Don't Confuse Gold Futures with Gold
The gold price manipulation conspiracy received validation in August when Reuters reported:
Scotiabank to pay over $127 million for precious metals price manipulation.
One of Canada’s largest banks earned itself a proverbial black eye for “spoofing” the gold price, something precious metal traders have cried foul on for years.
Spoofing involves placing trade orders with an intent to cancel them before they are executed, typically in connection with an effort to manipulate prices.
And just how long has this manipulation persisted?
Authorities said that over more than eight years, four Scotiabank traders placed thousands of unlawful orders for gold, silver and other metals futures contracts to deceive other traders and benefit their employer.
Almost a decade of practice, and it was only four rogue traders who managed to manipulate the price of precious metals? Doubtful.
But wait, there’s more!
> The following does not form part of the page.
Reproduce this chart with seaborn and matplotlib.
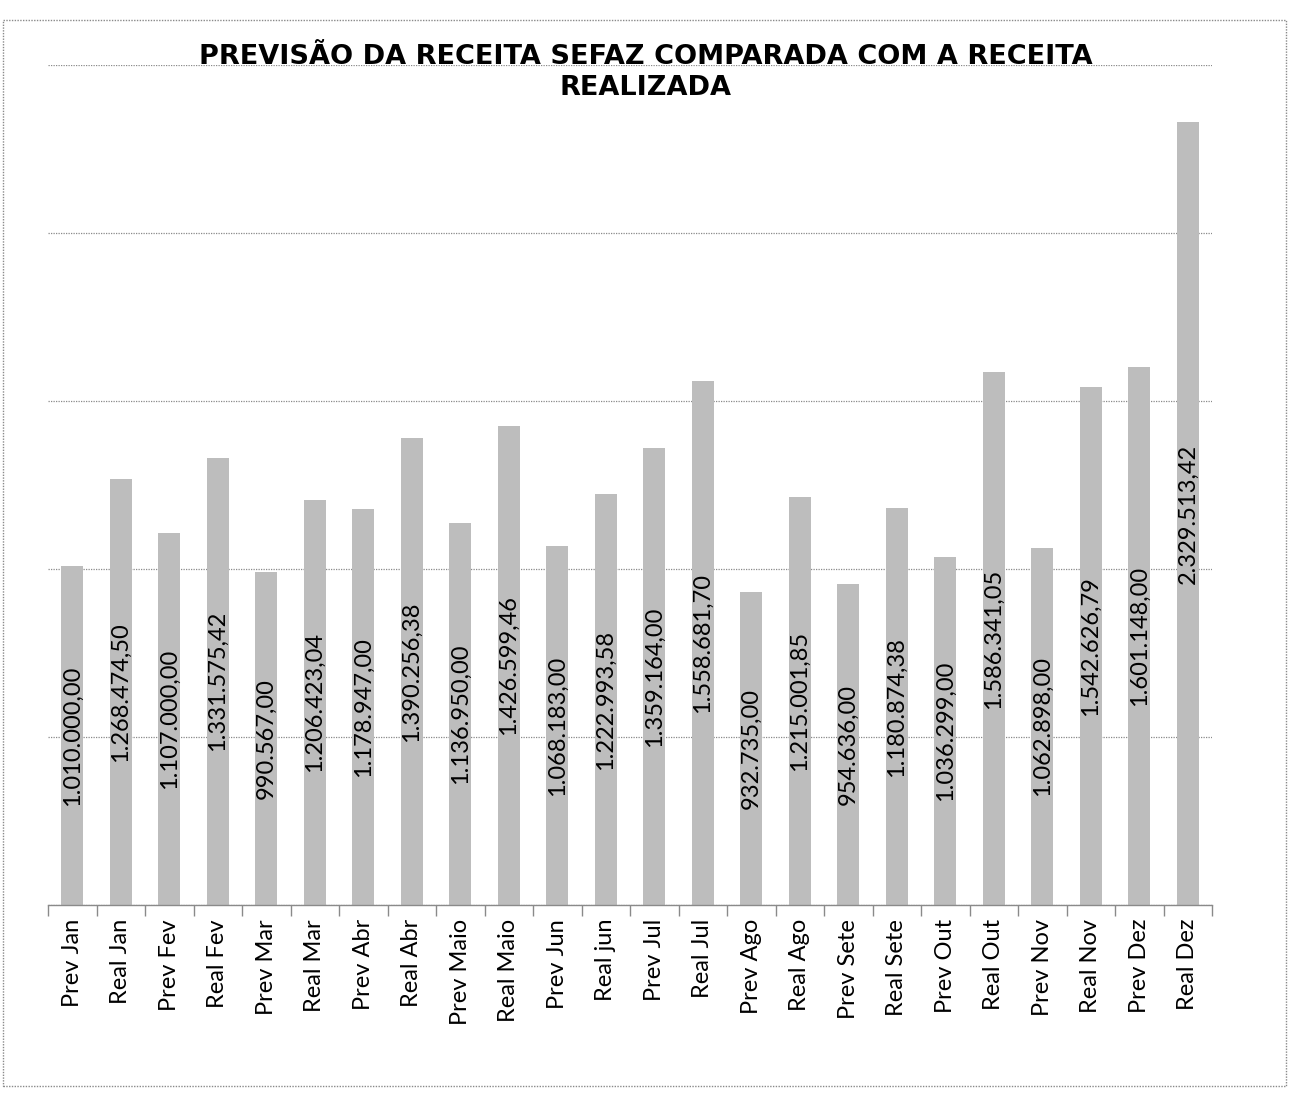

Reuters reported on September 23:
JP Morgan set to pay nearly $1 billion in spoofing penalty.
Three JP Morgan employees as well as eight unnamed coconspirators were involved. CNBC noted that this is a record fine for spoofing, which was made illegal in 2008. “Gold price manipulation” can no longer be relegated to conspiracy theory. But were these just instances of traders behaving badly, or is there a global effort to distort gold’s price? Perhaps it’s best to share several key facets of the gold industry and allow readers to decide:
A 1974 cable published by WikiLeaks reveals a message from London gold dealers to the US secretary of state explaining how the futures market controls supply and demand:
TO THE DEALERS' EXPECTATIONS, WILL BE THE FORMATION OF A SIZABLE GOLD FUTURES MARKET. EACH OF THE DEALERS EXPRESSED THE BELIEF THAT THE FUTURES MARKET WOULD BE OF SIGNIFICANT PROPORTION AND PHYSICAL TRADING WOULD BE MINISCULE BY COMPARISON. ALSO EXPRESSED WAS THE EXPECTATION THAT LARGE VOLUME FUTURES DEALING WOULD CREATE A HIGHLY VOLATILE MARKET. IN TURN, THE VOLATILE PRICE MOVEMENTS WOULD DIMINISH THE INITIAL DEMAND FOR PHYSICAL HOLDING AND MOST LIKELY NEGATE LONG-TERM HOARDING BY U.S. CITIZENS.
The gold futures market remains one of the most volatile markets due to the use of leveraged “contracts,” as explained by the Chicago Mercantile Exchange (CME). For example, if you have $10,000 and you want exposure, you can buy one
Gold futures contract, which represents 100 oz. If initial margins are $4,400 you can buy two Gold futures contracts. You will have exposure to the equivalent of 200 oz. of gold.
With gold at $1,900 per ounce, one could have trading exposure of $380,000! And that is no secret, per the CME:
It is clear that the amount of precious metal traded on the world’s markets is many times the amount produced from mining and recycling activities.
On August 11 the exchange reported a record trading day of 1.55 million contracts for all precious metals. This supports the leaked report, because “physical trading would be miniscule” in comparison to what can be traded on the futures market. Now imagine price discovery when the world’s bullion banks use highly leveraged contracts to spoof gold’s price!
Beyond futures, there are exchange-traded funds (ETFs) like SPDR Gold Shares (ticker GLD, approximately $180 per share), which claims to hold 1,275 tons of gold, more than most central banks in the world. If a trader wanted to redeem shares for physical gold, the prospectus states that they need a minimum requirement of 100,000 shares or nearly $20 million! Needless to say, most people redeem with dollars instead of gold.
As for Fort Knox, CNN released grainy black and white photos of Secretary Mnuchin in what appears to be a small room, surrounded by a pile of bars in the background. After the visit he declared: “Glad the gold is safe!”
Other than Mnuchin, few, if any, have ever claimed to even have seen the gold at Fort Knox.
To add one last wrinkle, where there appears to be tons of gold located in a safe, how can we know it’s not “fake”?
Reuters recently reported that China’s largest 24-karat gold jewelry company, Kingold Jewelry, secured $2.83 billion dollars on 83 tons of gold, some of which was actually tungsten-filled bars. For every ton of gold held in a large vault, how much could be tungsten?
Between the futures market, ETFs, and mammoth-sized vaults, we see peculiar traits to this market. Through the futures, we’ve seen bullion banks manipulate prices in the very market that sets the spot price. The world’s largest vaults can hardly be accessed, and the gold in them is not exactly being audited by reliable third parties.
At best, the paper market could seem unfair, at worst, highly fraudulent. On the other hand, if people demand paper gold instead of physical, then paper demand will continually be met with paper supply.